If all goes well for the test run, it’s time to cowl the engine and do one more short test run to a higher power. This is to double check operation, followed by one more inspection for leaks. A test flight is now in order. For me, I like to spend about 15 minutes in the pattern at high power and then land to carefully inspect the engine. Commonly, oil leaks don’t show up until the aircraft is flown. If all is well, it’s time to go put a couple hours of flight time on the engine. Power settings should be as high as possible without overheating the engine. This gives the best opportunity for the engine to be properly broken in. During the flight, I make occasional small power changes either by manifold pressure or RPM to avoid continuous operation at one power setting. I am not certain why engine builders recommend this, but I have always had good luck with my procedures, so I will keep doing it. Touch and goes should be avoided for the first 3 to 5 hours during this initial break in. Once the engine has 5 hours on it, you can operate it the way you normally run the airplane. Although there are differing opinions, most still seem to agree that mineral oil should be run for the first 25-30 hours. After this time, your regular flavor can be put back in, assuming oil consumption is not excessive.
Rebuilding the engine on your aircraft is no small task and the cost associated can be staggering. With proper care and upkeep, the investment will be one that lasts for a long time and will provide safe and reliable power for your aircraft.

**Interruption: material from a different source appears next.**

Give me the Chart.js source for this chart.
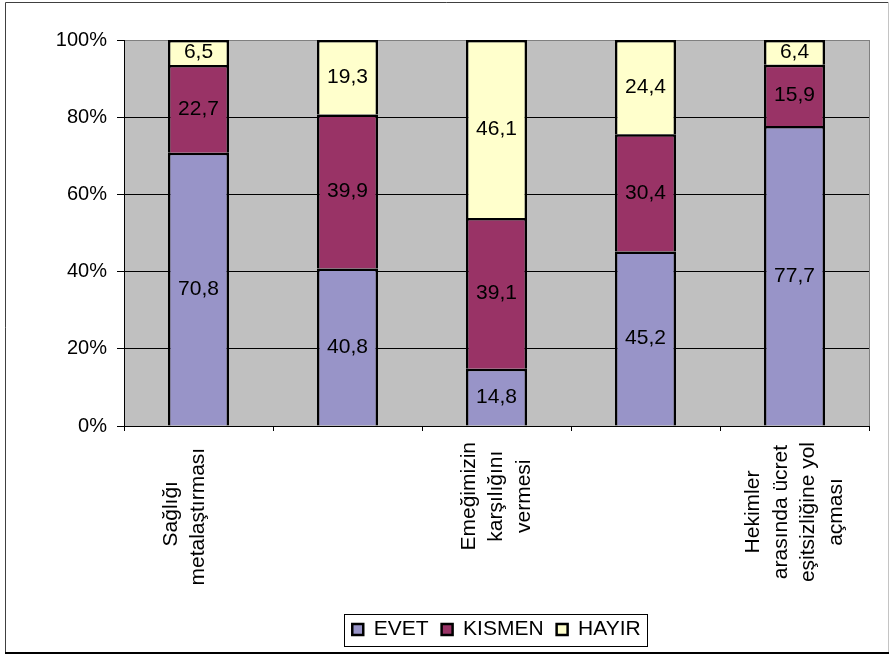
<!DOCTYPE html>
<html lang="tr">
<head>
<meta charset="utf-8">
<title>Anket sonuçları</title>
<script src="https://cdn.jsdelivr.net/npm/chart.js@4.4.0/dist/chart.umd.min.js"></script>
<style>
    html, body { margin: 0; padding: 0; background: #fff; }
    canvas { display: block; }
</style>
</head>
<body>
<canvas id="grafik" width="890" height="655"></canvas>
<script>
"use strict";

// Kategoriler satır satır (boş olanlar eksende yazılmıyor)
const kategoriler = [
    ['Sağlığı', 'metalaştırması ', ''],
    [''],
    ['Emeğimizin', 'karşılığını', 'vermesi'],
    [''],
    ['Hekimler', 'arasında ücret', 'eşitsizliğine yol', 'açması']
];

// Yüzdeler
const evet = [70.8, 40.8, 14.8, 45.2, 77.7];
const kismen = [22.7, 39.9, 39.1, 30.4, 15.9];
const hayir = [6.5, 19.3, 46.1, 24.4, 6.4];

const seriAdlari = ['EVET', 'KISMEN', 'HAYIR'];

const yaziTipi = "'Liberation Sans', Arial, sans-serif";

// Gri çizim alanı, dış çerçeve, lejant çerçevesi ve eksen yazıları
const zeminPlugin = {
    id: 'zemin',
    beforeDraw(chart) {
        const {ctx, chartArea: a} = chart;
        ctx.save();
        ctx.fillStyle = '#fff';
        ctx.fillRect(0, 0, chart.width, chart.height);
        ctx.fillStyle = '#c0c0c0';
        ctx.fillRect(a.left, a.top, a.right - a.left, a.bottom - a.top);
        ctx.strokeStyle = '#808080';
        ctx.lineWidth = 1;
        ctx.strokeRect(a.left + 0.5, a.top + 0.5, a.right - a.left, a.bottom - a.top);
        ctx.restore();
    },
    afterDraw(chart) {
        const {ctx, chartArea: a} = chart;
        ctx.save();

        // dış çerçeve
        ctx.lineWidth = 1;
        ctx.strokeStyle = '#404040';
        ctx.beginPath();
        ctx.moveTo(5.5, 652);
        ctx.lineTo(5.5, 2.5);
        ctx.lineTo(888, 2.5);
        ctx.stroke();
        ctx.strokeStyle = '#c4c4c4';
        ctx.beginPath();
        ctx.moveTo(888.5, 2);
        ctx.lineTo(888.5, 652);
        ctx.stroke();
        ctx.fillStyle = '#000';
        ctx.fillRect(5, 652, 884, 2);

        // lejant çerçevesi
        const kutular = chart.legend.legendHitBoxes;
        if (kutular.length) {
            const ilk = kutular[0];
            const son = kutular[kutular.length - 1];
            const sol = Math.round(ilk.left - 8);
            const sag = Math.round(son.left + son.width + 6);
            const orta = Math.round(ilk.top + ilk.height / 2);
            ctx.strokeStyle = '#000';
            ctx.strokeRect(sol + 0.5, orta - 16 + 0.5, sag - sol, 32);
        }

        // kategori yazıları: dikey, satırlar ortalı
        const xs = chart.scales.x;
        ctx.font = `21px ${yaziTipi}`;
        ctx.fillStyle = '#000';
        ctx.textAlign = 'center';
        ctx.textBaseline = 'middle';
        const satirAraligi = 27.5;
        kategoriler.forEach((satirlar, i) => {
            const x = xs.getPixelForValue(i);
            const enUzun = Math.max(...satirlar.map(s => ctx.measureText(s).width));
            const ust = a.bottom + 16;
            ctx.save();
            ctx.translate(x, ust + enUzun / 2);
            ctx.rotate(-Math.PI / 2);
            satirlar.forEach((s, k) => {
                ctx.fillText(s, 0, (k - (satirlar.length - 1) / 2) * satirAraligi);
            });
            ctx.restore();
        });
        ctx.restore();
    }
};

// Her dilimin ortasına değeri yaz
const degerPlugin = {
    id: 'degerler',
    afterDatasetsDraw(chart) {
        const {ctx} = chart;
        ctx.save();
        ctx.font = `21px ${yaziTipi}`;
        ctx.fillStyle = '#000';
        ctx.textAlign = 'center';
        ctx.textBaseline = 'middle';
        chart.data.datasets.forEach((ds, i) => {
            chart.getDatasetMeta(i).data.forEach((bar, j) => {
                const {x, y, base} = bar.getProps(['x', 'y', 'base'], true);
                ctx.fillText(ds.data[j].toFixed(1).replace('.', ','), x, (y + base) / 2);
            });
        });
        ctx.restore();
    }
};

new Chart(document.getElementById('grafik'), {
    type: 'bar',
    data: {
        labels: kategoriler,
        datasets: [
            { label: seriAdlari[0], data: evet, backgroundColor: '#9894c8' },
            { label: seriAdlari[1], data: kismen, backgroundColor: '#993366' },
            { label: seriAdlari[2], data: hayir, backgroundColor: '#ffffcc' }
        ]
    },
    options: {
        responsive: false,
        animation: false,
        layout: { padding: { top: 40, right: 21, bottom: 5, left: 6 } },
        datasets: {
            bar: {
                borderColor: '#000',
                borderWidth: 2.5,
                borderSkipped: 'start',
                inflateAmount: 0,
                barPercentage: 0.41,
                categoryPercentage: 1
            }
        },
        scales: {
            x: {
                stacked: true,
                grid: { drawOnChartArea: false, color: '#000', tickLength: 5 },
                border: { color: '#000' },
                ticks: { display: false },
                afterFit(s) { s.height = 180; }
            },
            y: {
                stacked: true,
                min: 0,
                max: 100,
                ticks: {
                    stepSize: 20,
                    callback: v => v + '%',
                    color: '#000',
                    padding: 10,
                    font: { family: yaziTipi, size: 20 }
                },
                grid: {
                    color: c => (c.tick && c.tick.value === 100) ? '#808080' : '#000',
                    tickColor: '#000',
                    tickLength: 7
                },
                border: { color: '#000' },
                afterFit(s) { s.width = 118; }
            }
        },
        plugins: {
            legend: {
                position: 'bottom',
                fullSize: false,
                labels: {
                    boxWidth: 11,
                    boxHeight: 11,
                    padding: 13,
                    color: '#000',
                    font: { family: yaziTipi, size: 21 }
                }
            },
            tooltip: { enabled: false }
        }
    },
    plugins: [zeminPlugin, degerPlugin]
});
</script>
</body>
</html>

I really enjoyed that Jim. Very well written. Even I could understand it all!
Thanks Paul, Nice to hear from you…
Very interesting article, Jim. Right in your opening paragraph, the comment about common belief is that engines are worse off if they aren’t run, is very familiar to me. Project cars that sit too long tend to need more extensive and expensive engine work. In the Ducati motorcycle world, it is well known that if shopping used, you are MUCH better off to buy a bike that has been ridden regularly and has a complete service history, than to buy one that sat for months on end. You don’t want an abused track toy (the motorcycle equivalent to the wear and tear of a flight school), but you do want a bike that the owner actually got out and rode regularly. If they sit too long, all the rubber hoses dry out, the timing belts crack, seals leak, corrosion sets in… a number of the same problems you see on disused aircraft engines (with the exception of timing belts, obviously).
Anyway, really just wanted to say thanks for the good read. Fly safe!
A very interesting article, I love the whole article and all the in-depth explanation of parts.
I have a question that I would ask you. Can I have your email?
Thank you.
I love the whole article and all the in depth explanation of parts. I still don’t understand why the engine heater could cause problem if left on all the time. Clearly the relative humidity of the air surrounding the heated parts would be significantly lower then ambient and also non condensing. I’m curious about the reasoning for why a heater left on could cause more rather than less corrosion.
What an enjoyable content with such clear images! Thank you for crafting this. 🙂
I HAVE A CONTINENTAL IO520BB10B, SN580067 WITH 2150 HOURS THAT COULD USE AN OVERHAUL. WHAT DOES IT COST AND WHAT KIND OF TIME CAN I EXPECT?
I need a crank, cam, gears, and case of a run-out G0300 inspected.
I have a customer who wants those assemblies.